— BEGIN —
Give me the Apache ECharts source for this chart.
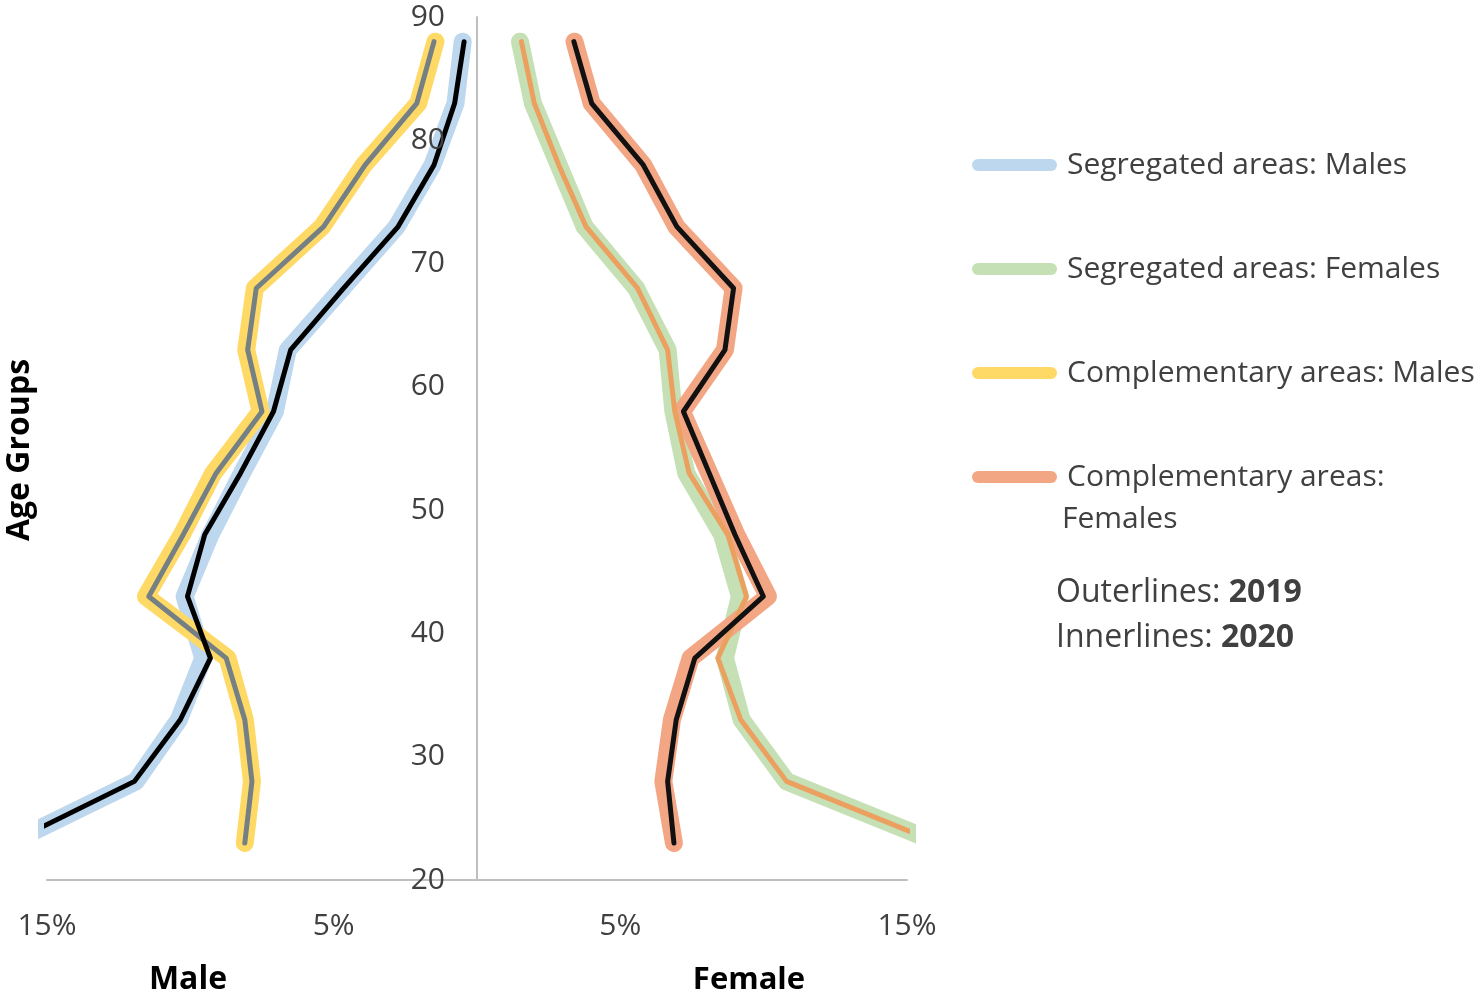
<!DOCTYPE html>
<html lang="en">
<head>
<meta charset="utf-8">
<script src="https://cdn.jsdelivr.net/npm/echarts@6/dist/echarts.min.js"></script>
<style>
    html, body {margin: 0; padding: 0; background: #fff;}
    #chart {width: 1477px; height: 999px;}
</style>
</head>
<body>
<div id="chart"></div>
<script>
    // age group midpoints (y axis)
    var ages = [23, 28, 33, 38, 43, 48, 53, 58, 63, 68, 73, 78, 83, 88];

    // share of population, %  (males drawn to the left)
    var segMale2019   = [16.3, 11.9, 10.4, 9.55, 10.2, 9.3, 8.2, 7.05, 6.6, 4.7, 2.8, 1.55, 0.75, 0.5];
    var segMale2020   = [16.3, 11.95, 10.35, 9.3, 10.1, 9.5, 8.25, 7.1, 6.5, 4.65, 2.75, 1.5, 0.78, 0.45];
    var compMale2019  = [8.1, 7.85, 8.1, 8.7, 11.55, 10.3, 9.2, 7.55, 8.05, 7.75, 5.4, 3.95, 2.05, 1.45];
    var compMale2020  = [8.1, 7.85, 8.1, 8.75, 11.45, 10.25, 9.1, 7.5, 8.0, 7.7, 5.35, 3.9, 2.1, 1.5];

    var segFemale2019  = [16.1, 10.8, 9.23, 8.65, 9.17, 8.55, 7.3, 6.85, 6.65, 5.55, 3.75, 2.85, 1.95, 1.5];
    var segFemale2020  = [16.1, 10.8, 9.2, 8.4, 9.4, 8.75, 7.4, 6.9, 6.65, 5.6, 3.8, 2.85, 2.0, 1.55];
    var compFemale2019 = [6.87, 6.5, 6.8, 7.45, 10.15, 9.05, 8.1, 7.15, 8.65, 8.95, 6.95, 5.8, 4.0, 3.4];
    var compFemale2020 = [6.87, 6.65, 6.95, 7.6, 9.99, 9.0, 8.1, 7.2, 8.65, 8.95, 6.97, 5.8, 4.0, 3.38];

    var xTicks = [-15, -5, 5, 15];
    var yTicks = [20, 30, 40, 50, 60, 70, 80, 90];

    var FONT = '"Open Sans", "Noto Sans", sans-serif';
    var TXT = '#404040';
    var pill = 'path://M6,0 L79,0 A6,6 0 0 1 79,12 L6,12 A6,6 0 0 1 6,0 Z';

    function pairs(vals, side) {
        return ages.map(function (a, i) { return [side * vals[i], a]; });
    }

    function line(name, vals, side, color, width) {
        return {
            name: name,
            type: 'line',
            data: pairs(vals, side),
            symbol: 'none',
            itemStyle: {color: color},
            lineStyle: {color: color, width: width, cap: 'round', join: 'round'},
            emphasis: {disabled: true},
            silent: true
        };
    }

    function legendAt(top, name, color, extra) {
        var l = {
            left: 972,
            top: top,
            padding: 0,
            orient: 'vertical',
            itemWidth: 85,
            itemHeight: 13,
            icon: pill,
            data: [{name: name, itemStyle: {color: color}}],
            selectedMode: false,
            textStyle: {fontFamily: FONT, fontSize: 30, color: TXT, padding: [0, 0, 0, 5]}
        };
        if (extra) {
            for (var k in extra) l[k] = extra[k];
        }
        return l;
    }

    var chart = echarts.init(document.getElementById('chart'));

    chart.setOption({
        animation: false,
        backgroundColor: '#fff',
        grid: {left: 47, right: 570, top: 17, bottom: 119, containLabel: false, outerBoundsMode: 'none'},
        xAxis: {
            type: 'value',
            min: -15,
            max: 15,
            interval: 5,
            axisLine: {onZero: false, lineStyle: {color: '#BFBFBF', width: 2}},
            axisTick: {show: false},
            splitLine: {show: false},
            axisLabel: {
                margin: 31,
                fontFamily: FONT,
                fontSize: 30,
                color: TXT,
                formatter: function (v) {
                    return xTicks.indexOf(v) >= 0 ? Math.abs(v) + '%' : '';
                }
            }
        },
        yAxis: {
            type: 'value',
            position: 'left',
            offset: -430,
            z: 5,
            min: 20,
            max: 90,
            interval: 10,
            axisLine: {show: true, onZero: false, lineStyle: {color: '#BFBFBF', width: 2}},
            axisTick: {show: false},
            splitLine: {show: false},
            axisLabel: {
                margin: 32,
                fontFamily: FONT,
                fontSize: 30,
                color: TXT,
                formatter: function (v) {
                    return yTicks.indexOf(v) >= 0 ? String(v) : '';
                }
            }
        },
        legend: [
            legendAt(150, 'Segregated areas: Males', '#BDD7EE'),
            legendAt(254, 'Segregated areas: Females', '#C5E0B4'),
            legendAt(358, 'Complementary areas: Males', '#FFD966'),
            legendAt(462, 'Complementary areas: Females', '#F3A684', {
                formatter: function () {
                    return '{a|Complementary areas:}\n{b|Females}';
                },
                textStyle: {
                    fontFamily: FONT, fontSize: 30, color: TXT,
                    padding: [42, 0, 0, 0],
                    rich: {
                        a: {fontFamily: FONT, fontSize: 30, color: TXT, lineHeight: 42, padding: [0, 0, 0, 5]},
                        b: {fontFamily: FONT, fontSize: 30, color: TXT, lineHeight: 42}
                    }
                }
            })
        ],
        graphic: [
            {
                type: 'text', x: 20, y: 450, rotation: Math.PI / 2,
                style: {text: 'Age Groups', fontFamily: FONT, fontSize: 32, fontWeight: 'bold',
                    fill: '#000', align: 'center', verticalAlign: 'middle'}
            },
            {
                type: 'text', x: 188, y: 980,
                style: {text: 'Male', fontFamily: FONT, fontSize: 32, fontWeight: 'bold',
                    fill: '#000', align: 'center', verticalAlign: 'middle'}
            },
            {
                type: 'text', x: 749, y: 980,
                style: {text: 'Female', fontFamily: FONT, fontSize: 31, fontWeight: 'bold',
                    fill: '#000', align: 'center', verticalAlign: 'middle'}
            },
            {
                type: 'text', x: 1056, y: 593,
                style: {
                    text: '{n|Outerlines: }{b|2019}', verticalAlign: 'middle',
                    rich: {
                        n: {fontFamily: FONT, fontSize: 32, fill: TXT},
                        b: {fontFamily: FONT, fontSize: 32, fontWeight: 'bold', fill: TXT}
                    }
                }
            },
            {
                type: 'text', x: 1056, y: 638,
                style: {
                    text: '{n|Innerlines: }{b|2020}', verticalAlign: 'middle',
                    rich: {
                        n: {fontFamily: FONT, fontSize: 32, fill: TXT},
                        b: {fontFamily: FONT, fontSize: 32, fontWeight: 'bold', fill: TXT}
                    }
                }
            }
        ],
        series: [
            // outer lines, 2019
            line('Segregated areas: Males', segMale2019, -1, '#BDD7EE', 18),
            line('Complementary areas: Males', compMale2019, -1, '#FFD966', 18),
            line('Segregated areas: Females', segFemale2019, 1, '#C5E0B4', 18),
            line('Complementary areas: Females', compFemale2019, 1, '#F3A684', 18),
            // inner lines, 2020
            line('Complementary areas: Males 2020', compMale2020, -1, '#748083', 5),
            line('Segregated areas: Females 2020', segFemale2020, 1, '#EBA060', 5),
            line('Segregated areas: Males 2020', segMale2020, -1, '#000000', 5),
            line('Complementary areas: Females 2020', compFemale2020, 1, '#111111', 5)
        ]
    });
</script>
</body>
</html>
— END —
> **Stated goal**: Omit the pictures, then quote the rest of the material above exactly.

> **Output for this exercise**:
Give me the Apache ECharts source for this chart.
<!DOCTYPE html>
<html lang="en">
<head>
<meta charset="utf-8">
<script src="https://cdn.jsdelivr.net/npm/echarts@6/dist/echarts.min.js"></script>
<style>
    html, body {margin: 0; padding: 0; background: #fff;}
    #chart {width: 1477px; height: 999px;}
</style>
</head>
<body>
<div id="chart"></div>
<script>
    // age group midpoints (y axis)
    var ages = [23, 28, 33, 38, 43, 48, 53, 58, 63, 68, 73, 78, 83, 88];

    // share of population, %  (males drawn to the left)
    var segMale2019   = [16.3, 11.9, 10.4, 9.55, 10.2, 9.3, 8.2, 7.05, 6.6, 4.7, 2.8, 1.55, 0.75, 0.5];
    var segMale2020   = [16.3, 11.95, 10.35, 9.3, 10.1, 9.5, 8.25, 7.1, 6.5, 4.65, 2.75, 1.5, 0.78, 0.45];
    var compMale2019  = [8.1, 7.85, 8.1, 8.7, 11.55, 10.3, 9.2, 7.55, 8.05, 7.75, 5.4, 3.95, 2.05, 1.45];
    var compMale2020  = [8.1, 7.85, 8.1, 8.75, 11.45, 10.25, 9.1, 7.5, 8.0, 7.7, 5.35, 3.9, 2.1, 1.5];

    var segFemale2019  = [16.1, 10.8, 9.23, 8.65, 9.17, 8.55, 7.3, 6.85, 6.65, 5.55, 3.75, 2.85, 1.95, 1.5];
    var segFemale2020  = [16.1, 10.8, 9.2, 8.4, 9.4, 8.75, 7.4, 6.9, 6.65, 5.6, 3.8, 2.85, 2.0, 1.55];
    var compFemale2019 = [6.87, 6.5, 6.8, 7.45, 10.15, 9.05, 8.1, 7.15, 8.65, 8.95, 6.95, 5.8, 4.0, 3.4];
    var compFemale2020 = [6.87, 6.65, 6.95, 7.6, 9.99, 9.0, 8.1, 7.2, 8.65, 8.95, 6.97, 5.8, 4.0, 3.38];

    var xTicks = [-15, -5, 5, 15];
    var yTicks = [20, 30, 40, 50, 60, 70, 80, 90];

    var FONT = '"Open Sans", "Noto Sans", sans-serif';
    var TXT = '#404040';
    var pill = 'path://M6,0 L79,0 A6,6 0 0 1 79,12 L6,12 A6,6 0 0 1 6,0 Z';

    function pairs(vals, side) {
        return ages.map(function (a, i) { return [side * vals[i], a]; });
    }

    function line(name, vals, side, color, width) {
        return {
            name: name,
            type: 'line',
            data: pairs(vals, side),
            symbol: 'none',
            itemStyle: {color: color},
            lineStyle: {color: color, width: width, cap: 'round', join: 'round'},
            emphasis: {disabled: true},
            silent: true
        };
    }

    function legendAt(top, name, color, extra) {
        var l = {
            left: 972,
            top: top,
            padding: 0,
            orient: 'vertical',
            itemWidth: 85,
            itemHeight: 13,
            icon: pill,
            data: [{name: name, itemStyle: {color: color}}],
            selectedMode: false,
            textStyle: {fontFamily: FONT, fontSize: 30, color: TXT, padding: [0, 0, 0, 5]}
        };
        if (extra) {
            for (var k in extra) l[k] = extra[k];
        }
        return l;
    }

    var chart = echarts.init(document.getElementById('chart'));

    chart.setOption({
        animation: false,
        backgroundColor: '#fff',
        grid: {left: 47, right: 570, top: 17, bottom: 119, containLabel: false, outerBoundsMode: 'none'},
        xAxis: {
            type: 'value',
            min: -15,
            max: 15,
            interval: 5,
            axisLine: {onZero: false, lineStyle: {color: '#BFBFBF', width: 2}},
            axisTick: {show: false},
            splitLine: {show: false},
            axisLabel: {
                margin: 31,
                fontFamily: FONT,
                fontSize: 30,
                color: TXT,
                formatter: function (v) {
                    return xTicks.indexOf(v) >= 0 ? Math.abs(v) + '%' : '';
                }
            }
        },
        yAxis: {
            type: 'value',
            position: 'left',
            offset: -430,
            z: 5,
            min: 20,
            max: 90,
            interval: 10,
            axisLine: {show: true, onZero: false, lineStyle: {color: '#BFBFBF', width: 2}},
            axisTick: {show: false},
            splitLine: {show: false},
            axisLabel: {
                margin: 32,
                fontFamily: FONT,
                fontSize: 30,
                color: TXT,
                formatter: function (v) {
                    return yTicks.indexOf(v) >= 0 ? String(v) : '';
                }
            }
        },
        legend: [
            legendAt(150, 'Segregated areas: Males', '#BDD7EE'),
            legendAt(254, 'Segregated areas: Females', '#C5E0B4'),
            legendAt(358, 'Complementary areas: Males', '#FFD966'),
            legendAt(462, 'Complementary areas: Females', '#F3A684', {
                formatter: function () {
                    return '{a|Complementary areas:}\n{b|Females}';
                },
                textStyle: {
                    fontFamily: FONT, fontSize: 30, color: TXT,
                    padding: [42, 0, 0, 0],
                    rich: {
                        a: {fontFamily: FONT, fontSize: 30, color: TXT, lineHeight: 42, padding: [0, 0, 0, 5]},
                        b: {fontFamily: FONT, fontSize: 30, color: TXT, lineHeight: 42}
                    }
                }
            })
        ],
        graphic: [
            {
                type: 'text', x: 20, y: 450, rotation: Math.PI / 2,
                style: {text: 'Age Groups', fontFamily: FONT, fontSize: 32, fontWeight: 'bold',
                    fill: '#000', align: 'center', verticalAlign: 'middle'}
            },
            {
                type: 'text', x: 188, y: 980,
                style: {text: 'Male', fontFamily: FONT, fontSize: 32, fontWeight: 'bold',
                    fill: '#000', align: 'center', verticalAlign: 'middle'}
            },
            {
                type: 'text', x: 749, y: 980,
                style: {text: 'Female', fontFamily: FONT, fontSize: 31, fontWeight: 'bold',
                    fill: '#000', align: 'center', verticalAlign: 'middle'}
            },
            {
                type: 'text', x: 1056, y: 593,
                style: {
                    text: '{n|Outerlines: }{b|2019}', verticalAlign: 'middle',
                    rich: {
                        n: {fontFamily: FONT, fontSize: 32, fill: TXT},
                        b: {fontFamily: FONT, fontSize: 32, fontWeight: 'bold', fill: TXT}
                    }
                }
            },
            {
                type: 'text', x: 1056, y: 638,
                style: {
                    text: '{n|Innerlines: }{b|2020}', verticalAlign: 'middle',
                    rich: {
                        n: {fontFamily: FONT, fontSize: 32, fill: TXT},
                        b: {fontFamily: FONT, fontSize: 32, fontWeight: 'bold', fill: TXT}
                    }
                }
            }
        ],
        series: [
            // outer lines, 2019
            line('Segregated areas: Males', segMale2019, -1, '#BDD7EE', 18),
            line('Complementary areas: Males', compMale2019, -1, '#FFD966', 18),
            line('Segregated areas: Females', segFemale2019, 1, '#C5E0B4', 18),
            line('Complementary areas: Females', compFemale2019, 1, '#F3A684', 18),
            // inner lines, 2020
            line('Complementary areas: Males 2020', compMale2020, -1, '#748083', 5),
            line('Segregated areas: Females 2020', segFemale2020, 1, '#EBA060', 5),
            line('Segregated areas: Males 2020', segMale2020, -1, '#000000', 5),
            line('Complementary areas: Females 2020', compFemale2020, 1, '#111111', 5)
        ]
    });
</script>
</body>
</html>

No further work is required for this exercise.